Since I only had names on a handful of photographs and since I had no idea when the photographs were taken, I decided to retain the expert services of Ava Cohn, aka Sherlock Cohn, the Photo Genealogist. Long time readers of my blog know that I have had great success hiring Ava in the past to help me identify people in old photographs.

With the financial support of my brother and my cousins Marcia and Terry, I asked Ava to help me with this new project. I also agreed to sell the album after Ava and I were done with it to my cousin Jhette for the price I paid to the antique dealer; that way I had more money to hire Ava. Although I was sad to think that I would not be able to keep the album, I knew that Jhette, another descendant of Bernard Seligman and Frances Nusbaum, would take good care of it.

Because of the large number of photographs and my limited resources, I had to limit the scope of Ava’s work. I asked her only to date the photographs and to estimate the ages of the people in them. I was not asking her to do any identification of the people. I was hoping that with those two bits of dating information, I’d be able to deduce who the people were in the photographs—or at least narrow down the possibilities—by studying my family tree.

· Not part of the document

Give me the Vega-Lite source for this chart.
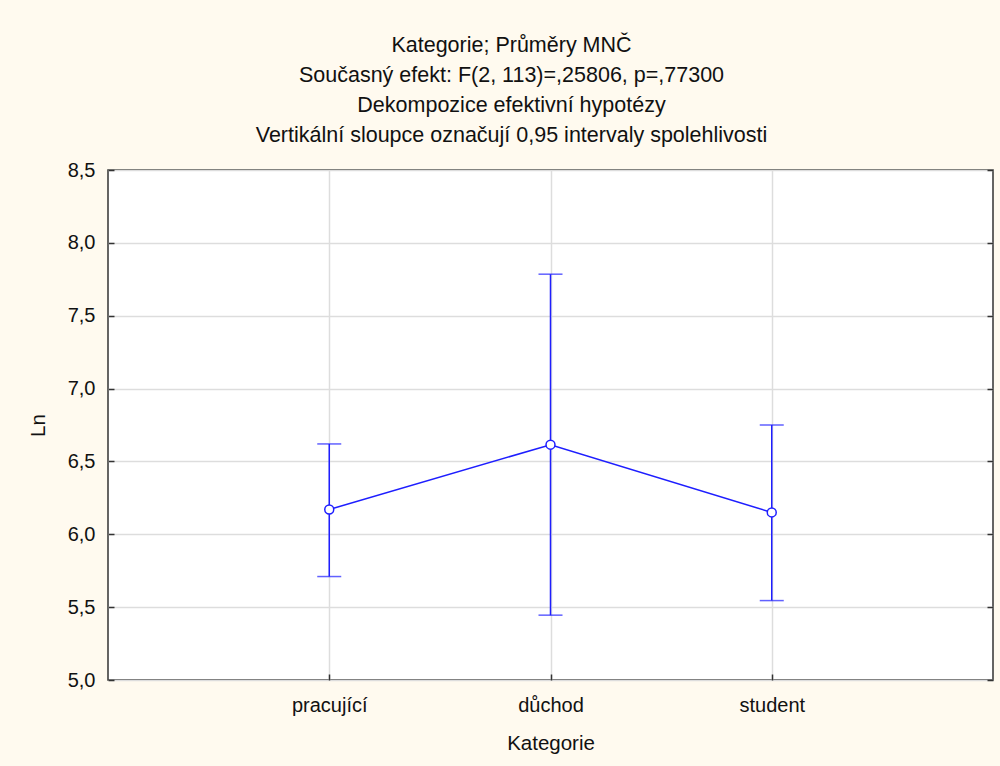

I also had to limit her work to about 20-25 of the almost two hundred photographs in the album. I decided to focus on those taken in Philadelphia, Santa Fe, Mainz, and Bingen because I knew that those would most likely be of my direct ancestors. As noted above, I figured that the Harrisburg, Peoria, and Lewistown photographs were of Nusbaum/Dreyfuss cousins. I had no idea who in the family (if anyone) lived in Berlin, Stuttgart, or Wiesbaden, Germany, or for that matter in St. Louis, Wheeling, or Montgomery. I knew of one branch that lived in New York, but not direct ancestors.

But because there were so many photographs taken in Philadelphia, I had to find some way to narrow down Ava’s work so that she could have the best chance of identifying the people in the photographs I chose. Based on her suggestions, we started with the photographs on the first page, figuring that those would most likely be the closest relatives if not the owners of the album; three of those were taken by the same photographer in Philadelphia. The fourth and the very first photograph in the album was taken in Harrisburg. There were two men and two women. In my wildest dreams, I was hoping that they were of John and Jeanette and Frances and Bernard.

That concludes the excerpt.